_Written instruction_
Find the lines below that contain the word "chart" and count them. Only the number should be given.

_Provided records_
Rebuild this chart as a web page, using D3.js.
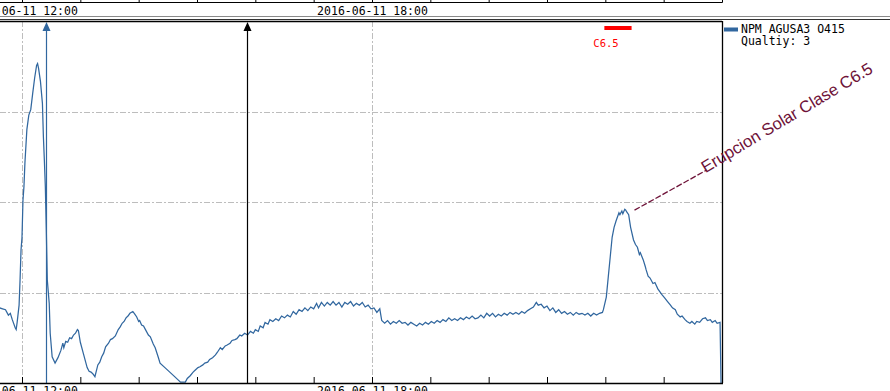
==
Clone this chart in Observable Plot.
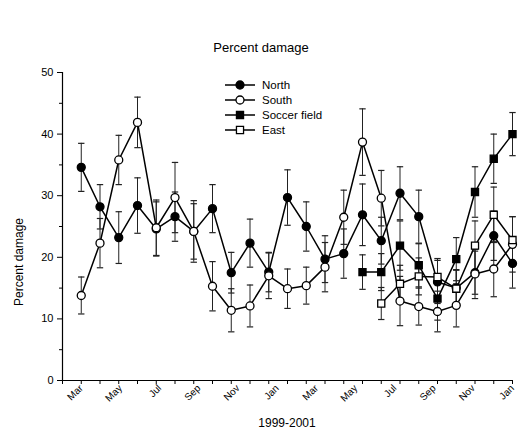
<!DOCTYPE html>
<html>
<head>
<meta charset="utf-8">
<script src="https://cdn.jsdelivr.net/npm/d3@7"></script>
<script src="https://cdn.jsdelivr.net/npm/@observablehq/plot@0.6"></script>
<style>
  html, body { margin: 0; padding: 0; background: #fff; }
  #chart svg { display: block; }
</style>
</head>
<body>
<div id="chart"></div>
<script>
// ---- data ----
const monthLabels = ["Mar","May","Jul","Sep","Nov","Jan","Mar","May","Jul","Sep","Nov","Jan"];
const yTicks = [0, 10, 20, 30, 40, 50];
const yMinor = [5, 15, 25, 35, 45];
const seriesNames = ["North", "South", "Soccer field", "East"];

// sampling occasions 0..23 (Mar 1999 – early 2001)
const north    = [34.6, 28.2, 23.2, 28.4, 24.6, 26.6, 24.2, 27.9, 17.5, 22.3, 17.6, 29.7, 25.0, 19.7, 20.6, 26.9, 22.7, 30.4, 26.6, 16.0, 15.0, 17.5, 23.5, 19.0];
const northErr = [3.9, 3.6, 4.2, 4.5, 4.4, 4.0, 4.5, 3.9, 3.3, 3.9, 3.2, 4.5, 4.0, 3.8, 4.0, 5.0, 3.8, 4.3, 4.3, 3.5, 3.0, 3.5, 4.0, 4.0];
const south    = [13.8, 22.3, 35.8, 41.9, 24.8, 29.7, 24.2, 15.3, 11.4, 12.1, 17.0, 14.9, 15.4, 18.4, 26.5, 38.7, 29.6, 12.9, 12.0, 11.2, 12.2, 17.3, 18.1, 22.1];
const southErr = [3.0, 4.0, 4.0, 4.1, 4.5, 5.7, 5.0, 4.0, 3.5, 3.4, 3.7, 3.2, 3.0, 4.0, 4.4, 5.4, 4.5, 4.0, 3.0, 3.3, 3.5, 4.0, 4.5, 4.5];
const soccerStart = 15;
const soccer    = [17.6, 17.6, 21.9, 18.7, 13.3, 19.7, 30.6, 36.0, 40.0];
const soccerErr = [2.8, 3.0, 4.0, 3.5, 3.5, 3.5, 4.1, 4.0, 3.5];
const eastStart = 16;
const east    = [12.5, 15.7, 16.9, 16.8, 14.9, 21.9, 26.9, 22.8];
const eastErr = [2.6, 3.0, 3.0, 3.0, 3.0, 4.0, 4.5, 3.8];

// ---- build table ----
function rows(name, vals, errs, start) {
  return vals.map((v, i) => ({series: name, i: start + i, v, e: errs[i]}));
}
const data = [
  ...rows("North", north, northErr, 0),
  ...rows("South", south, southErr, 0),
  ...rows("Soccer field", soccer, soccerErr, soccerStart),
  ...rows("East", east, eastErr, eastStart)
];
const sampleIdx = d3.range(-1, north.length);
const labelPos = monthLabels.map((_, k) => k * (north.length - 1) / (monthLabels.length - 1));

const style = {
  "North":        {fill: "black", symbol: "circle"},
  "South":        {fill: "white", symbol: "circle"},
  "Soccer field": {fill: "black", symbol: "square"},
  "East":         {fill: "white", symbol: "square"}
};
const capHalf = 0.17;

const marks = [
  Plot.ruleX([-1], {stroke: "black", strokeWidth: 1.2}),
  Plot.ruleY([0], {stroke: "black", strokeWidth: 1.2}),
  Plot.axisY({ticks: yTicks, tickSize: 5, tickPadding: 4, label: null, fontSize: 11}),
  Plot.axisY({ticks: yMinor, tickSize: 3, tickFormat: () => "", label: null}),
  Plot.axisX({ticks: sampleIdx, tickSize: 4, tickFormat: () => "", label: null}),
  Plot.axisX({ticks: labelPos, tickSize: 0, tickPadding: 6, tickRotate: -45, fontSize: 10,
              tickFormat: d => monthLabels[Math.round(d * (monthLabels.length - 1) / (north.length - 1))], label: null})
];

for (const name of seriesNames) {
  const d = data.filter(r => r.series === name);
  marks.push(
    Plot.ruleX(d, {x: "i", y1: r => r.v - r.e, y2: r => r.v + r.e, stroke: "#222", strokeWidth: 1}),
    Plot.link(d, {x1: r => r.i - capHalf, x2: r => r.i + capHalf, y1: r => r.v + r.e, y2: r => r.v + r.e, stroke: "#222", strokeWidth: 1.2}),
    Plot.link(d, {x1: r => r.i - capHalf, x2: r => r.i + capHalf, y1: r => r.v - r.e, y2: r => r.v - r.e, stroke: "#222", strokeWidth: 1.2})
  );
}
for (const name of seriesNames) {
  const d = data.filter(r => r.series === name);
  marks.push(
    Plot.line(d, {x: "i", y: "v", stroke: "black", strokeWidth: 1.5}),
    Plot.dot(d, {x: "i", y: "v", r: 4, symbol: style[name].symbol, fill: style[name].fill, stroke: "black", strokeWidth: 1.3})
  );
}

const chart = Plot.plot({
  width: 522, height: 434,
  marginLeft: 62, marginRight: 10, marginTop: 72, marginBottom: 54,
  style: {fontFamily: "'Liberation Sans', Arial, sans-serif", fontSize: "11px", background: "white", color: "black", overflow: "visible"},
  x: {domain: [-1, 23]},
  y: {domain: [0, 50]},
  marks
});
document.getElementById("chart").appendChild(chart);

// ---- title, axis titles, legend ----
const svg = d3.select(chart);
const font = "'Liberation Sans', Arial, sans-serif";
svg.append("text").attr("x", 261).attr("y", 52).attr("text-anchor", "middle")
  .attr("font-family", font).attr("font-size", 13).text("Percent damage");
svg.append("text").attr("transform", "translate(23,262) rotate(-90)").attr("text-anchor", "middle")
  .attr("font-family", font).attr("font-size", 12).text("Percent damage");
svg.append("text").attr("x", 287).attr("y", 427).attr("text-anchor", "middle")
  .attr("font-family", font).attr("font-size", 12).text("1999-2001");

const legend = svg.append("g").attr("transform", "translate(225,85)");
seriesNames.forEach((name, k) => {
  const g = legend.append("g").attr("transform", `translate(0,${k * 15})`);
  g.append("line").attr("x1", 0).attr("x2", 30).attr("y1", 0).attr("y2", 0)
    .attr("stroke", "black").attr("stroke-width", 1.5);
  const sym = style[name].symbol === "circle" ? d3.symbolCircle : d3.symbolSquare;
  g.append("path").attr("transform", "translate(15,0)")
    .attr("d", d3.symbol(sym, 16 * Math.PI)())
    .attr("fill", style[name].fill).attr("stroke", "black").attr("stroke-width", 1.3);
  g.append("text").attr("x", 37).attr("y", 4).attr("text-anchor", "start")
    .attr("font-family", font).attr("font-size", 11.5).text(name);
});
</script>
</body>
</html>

_The answer_
7